Most people know the story of Gideon. If you don’t, it is found in the Old Testament, in the Book of Judges chapters 6-8. The Book of Judges covers a very volatile period in the history of Israel. When Joshua, who had led the people into the Promised Land, died, he did not leave a successor. So the people floundered without leadership. They would fall away from God, and into the worship of all the false gods and idols of the people around them, as well as all kinds of immorality and injustice.
God would then respect their wishes and “hand them over” to these false gods, with the result that the neighboring peoples would attack and oppress them. When Israel tired of this situation, they would cry out to God, and He would raise up a deliverer who would call the people back to God and defeat their enemies. While the deliverer was alive, things would be fine. When he (or, in one case, she) died, the people would revert to their old ways.
Gideon was one such deliverer. He was called by God at a time when Israel was being heavily oppressed by the Midianites. At the time when God called him, he saw himself as nothing: the least member of the least tribe in Israel, hiding in a winepress to thresh his grain so that the Midianites would not come and take it.
God took him and raised him up to be one of the mightiest warriors in Israel’s history. He tore down the altars to the false god Baal and conquered the Midianites, bringing Israel into a forty year period of freedom.
Yet after all that, Gideon ended up leading the people back into the very idolatry from which he had brought them. The story is in Judges 8:23-27. Having acknowledged that God should be the ruler over the nation, rather than himself, Gideon took up a collection of gold earrings, which he melted down and made into an ephod.

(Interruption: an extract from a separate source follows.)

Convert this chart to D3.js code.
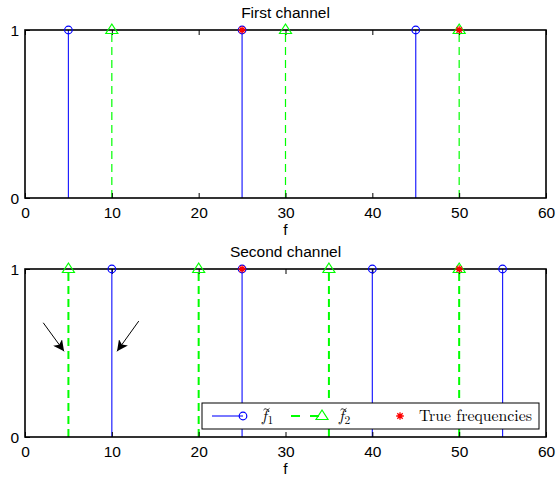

An ephod was part of the priestly garments, and was meant to be used in the service of the Lord. Gideon, however, set this one up as an idol, and all Israel came to worship it.
To us it seems fairly obvious that this was just plain stupid. Yet I wonder how often we do the same thing. How often do we, having served the Lord and seen Him move in our lives and the lives of others, end up turning that very service into an idol which we worship instead of the Lord?